What the task asks: Set down each line of the material that follows, exactly, with no pictures.

Recorded data:

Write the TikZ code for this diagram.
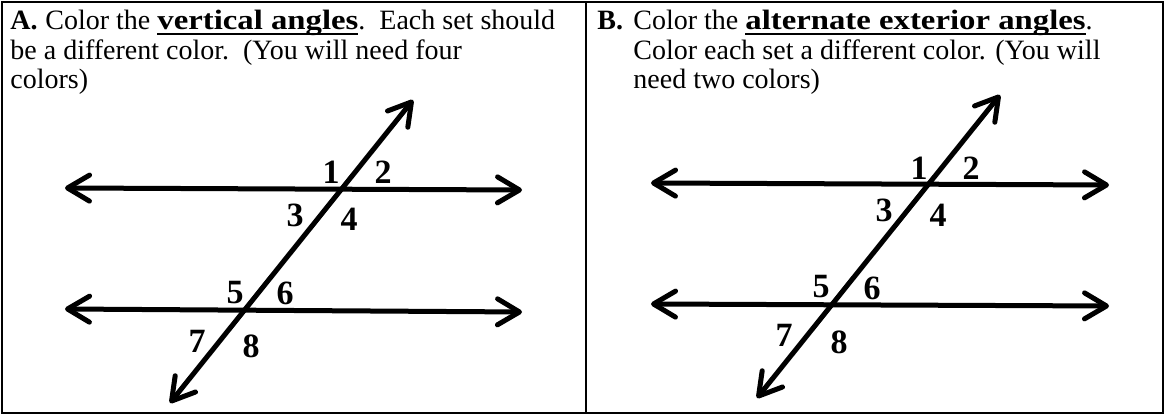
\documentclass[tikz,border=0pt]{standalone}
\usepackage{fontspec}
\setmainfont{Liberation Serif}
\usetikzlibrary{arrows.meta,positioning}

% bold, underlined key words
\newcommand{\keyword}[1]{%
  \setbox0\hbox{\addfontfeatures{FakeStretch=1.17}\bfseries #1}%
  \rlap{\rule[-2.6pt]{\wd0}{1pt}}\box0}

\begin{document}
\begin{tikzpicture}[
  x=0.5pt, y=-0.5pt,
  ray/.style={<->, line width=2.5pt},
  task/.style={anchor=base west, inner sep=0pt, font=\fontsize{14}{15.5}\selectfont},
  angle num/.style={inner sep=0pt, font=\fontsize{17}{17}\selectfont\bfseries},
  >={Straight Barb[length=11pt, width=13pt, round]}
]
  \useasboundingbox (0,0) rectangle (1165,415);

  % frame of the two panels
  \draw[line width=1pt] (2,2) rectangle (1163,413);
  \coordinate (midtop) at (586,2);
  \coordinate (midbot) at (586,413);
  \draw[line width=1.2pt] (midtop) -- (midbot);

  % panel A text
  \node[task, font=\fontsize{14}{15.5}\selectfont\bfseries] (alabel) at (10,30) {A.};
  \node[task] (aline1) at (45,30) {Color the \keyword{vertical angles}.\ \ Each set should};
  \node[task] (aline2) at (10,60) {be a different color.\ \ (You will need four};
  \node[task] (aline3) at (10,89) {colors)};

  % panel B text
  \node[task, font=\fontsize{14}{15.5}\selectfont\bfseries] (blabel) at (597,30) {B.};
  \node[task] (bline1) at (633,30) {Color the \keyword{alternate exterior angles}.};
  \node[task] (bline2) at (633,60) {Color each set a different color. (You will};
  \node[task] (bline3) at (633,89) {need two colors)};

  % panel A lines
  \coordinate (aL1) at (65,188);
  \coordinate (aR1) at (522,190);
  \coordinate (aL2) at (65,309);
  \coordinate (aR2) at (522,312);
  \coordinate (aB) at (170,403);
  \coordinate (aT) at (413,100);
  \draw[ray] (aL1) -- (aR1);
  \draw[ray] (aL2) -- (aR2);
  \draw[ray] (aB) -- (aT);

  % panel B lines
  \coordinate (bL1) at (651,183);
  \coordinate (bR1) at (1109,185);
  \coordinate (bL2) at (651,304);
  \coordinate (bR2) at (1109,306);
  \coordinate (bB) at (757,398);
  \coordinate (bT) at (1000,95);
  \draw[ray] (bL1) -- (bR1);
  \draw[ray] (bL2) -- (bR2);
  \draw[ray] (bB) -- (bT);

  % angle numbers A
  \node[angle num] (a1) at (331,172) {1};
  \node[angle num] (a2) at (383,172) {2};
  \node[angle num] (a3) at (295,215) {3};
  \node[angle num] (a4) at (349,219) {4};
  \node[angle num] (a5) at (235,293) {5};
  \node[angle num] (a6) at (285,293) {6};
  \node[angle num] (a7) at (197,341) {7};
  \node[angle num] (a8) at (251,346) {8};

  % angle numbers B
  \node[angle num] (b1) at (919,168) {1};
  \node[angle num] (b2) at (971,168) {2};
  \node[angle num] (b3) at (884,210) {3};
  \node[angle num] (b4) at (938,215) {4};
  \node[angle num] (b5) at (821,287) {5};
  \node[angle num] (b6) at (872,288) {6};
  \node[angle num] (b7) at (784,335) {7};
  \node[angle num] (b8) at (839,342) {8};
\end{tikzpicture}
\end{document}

Exercise answer:
Write the TikZ code for this diagram.
\documentclass[tikz,border=0pt]{standalone}
\usepackage{fontspec}
\setmainfont{Liberation Serif}
\usetikzlibrary{arrows.meta,positioning}

% bold, underlined key words
\newcommand{\keyword}[1]{%
  \setbox0\hbox{\addfontfeatures{FakeStretch=1.17}\bfseries #1}%
  \rlap{\rule[-2.6pt]{\wd0}{1pt}}\box0}

\begin{document}
\begin{tikzpicture}[
  x=0.5pt, y=-0.5pt,
  ray/.style={<->, line width=2.5pt},
  task/.style={anchor=base west, inner sep=0pt, font=\fontsize{14}{15.5}\selectfont},
  angle num/.style={inner sep=0pt, font=\fontsize{17}{17}\selectfont\bfseries},
  >={Straight Barb[length=11pt, width=13pt, round]}
]
  \useasboundingbox (0,0) rectangle (1165,415);

  % frame of the two panels
  \draw[line width=1pt] (2,2) rectangle (1163,413);
  \coordinate (midtop) at (586,2);
  \coordinate (midbot) at (586,413);
  \draw[line width=1.2pt] (midtop) -- (midbot);

  % panel A text
  \node[task, font=\fontsize{14}{15.5}\selectfont\bfseries] (alabel) at (10,30) {A.};
  \node[task] (aline1) at (45,30) {Color the \keyword{vertical angles}.\ \ Each set should};
  \node[task] (aline2) at (10,60) {be a different color.\ \ (You will need four};
  \node[task] (aline3) at (10,89) {colors)};

  % panel B text
  \node[task, font=\fontsize{14}{15.5}\selectfont\bfseries] (blabel) at (597,30) {B.};
  \node[task] (bline1) at (633,30) {Color the \keyword{alternate exterior angles}.};
  \node[task] (bline2) at (633,60) {Color each set a different color. (You will};
  \node[task] (bline3) at (633,89) {need two colors)};

  % panel A lines
  \coordinate (aL1) at (65,188);
  \coordinate (aR1) at (522,190);
  \coordinate (aL2) at (65,309);
  \coordinate (aR2) at (522,312);
  \coordinate (aB) at (170,403);
  \coordinate (aT) at (413,100);
  \draw[ray] (aL1) -- (aR1);
  \draw[ray] (aL2) -- (aR2);
  \draw[ray] (aB) -- (aT);

  % panel B lines
  \coordinate (bL1) at (651,183);
  \coordinate (bR1) at (1109,185);
  \coordinate (bL2) at (651,304);
  \coordinate (bR2) at (1109,306);
  \coordinate (bB) at (757,398);
  \coordinate (bT) at (1000,95);
  \draw[ray] (bL1) -- (bR1);
  \draw[ray] (bL2) -- (bR2);
  \draw[ray] (bB) -- (bT);

  % angle numbers A
  \node[angle num] (a1) at (331,172) {1};
  \node[angle num] (a2) at (383,172) {2};
  \node[angle num] (a3) at (295,215) {3};
  \node[angle num] (a4) at (349,219) {4};
  \node[angle num] (a5) at (235,293) {5};
  \node[angle num] (a6) at (285,293) {6};
  \node[angle num] (a7) at (197,341) {7};
  \node[angle num] (a8) at (251,346) {8};

  % angle numbers B
  \node[angle num] (b1) at (919,168) {1};
  \node[angle num] (b2) at (971,168) {2};
  \node[angle num] (b3) at (884,210) {3};
  \node[angle num] (b4) at (938,215) {4};
  \node[angle num] (b5) at (821,287) {5};
  \node[angle num] (b6) at (872,288) {6};
  \node[angle num] (b7) at (784,335) {7};
  \node[angle num] (b8) at (839,342) {8};
\end{tikzpicture}
\end{document}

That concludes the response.